Even so, global protests for the Palestinians have also captured the eye of the White House.

But Israel has the ear of Congress, and lawmakers are leaning on the White House to stand with Israel and punish Yasser Arafat for failing to stop terror

SEN. DIANNE FEINSTEIN (D) CALIFORNIA: I very strongly believe that the time has come to stand up. I think the time has come to standup. I think the time has come to standup take a position against this kind of really suicide bombing. It has been used as a major tool. I think that Yasser Arafat has spoken out off both sides of his mouth. I think the time has come for us to condemn that kind of leadership.

GARRETT: The White House has prevailed upon Feinstein and other senators to with hold anti-Arafat legislation, but the House of Representatives will proceed next week with a largely symbolic resolution condemning Arafat as a sponsor of terror, despite intense White House objections.

The resolution is expected to pass overwhelmingly.

SHIBLEY TELHAMI, U. OF MARYLAND: While the president is being pulled in one direction internationally, he's being pulled by many members of Congress to not restrain Mr. Sharon and to put more pressure on Arafat. And he finds himself in a very, very difficult situation.

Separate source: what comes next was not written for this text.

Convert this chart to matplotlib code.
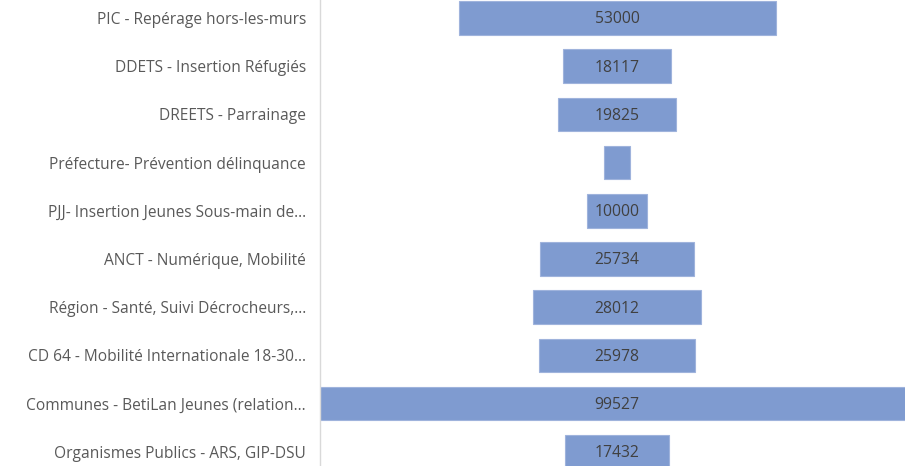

GARRETT: Lawmakers insist they're not trying to undermine delicate diplomacy, but are merely reinforcing the Bush doctrine against terror.

SEN. MITCH MCCONNEL (R) KENTUCKY: We're not meddling. I have a lot of confidence in the president and the secretary of state and the national security adviser. But members of the Senate want to go on record.

GARRETT (on camera): The congressional outcry has made a difference. It's one of the reasons the president backed off demands for immediate withdrawal from Palestinian territories. And it led to stepped up calls for Arafat and neighboring Arab nations to do more to fight terror.

Major Garrett, CNN, the White House.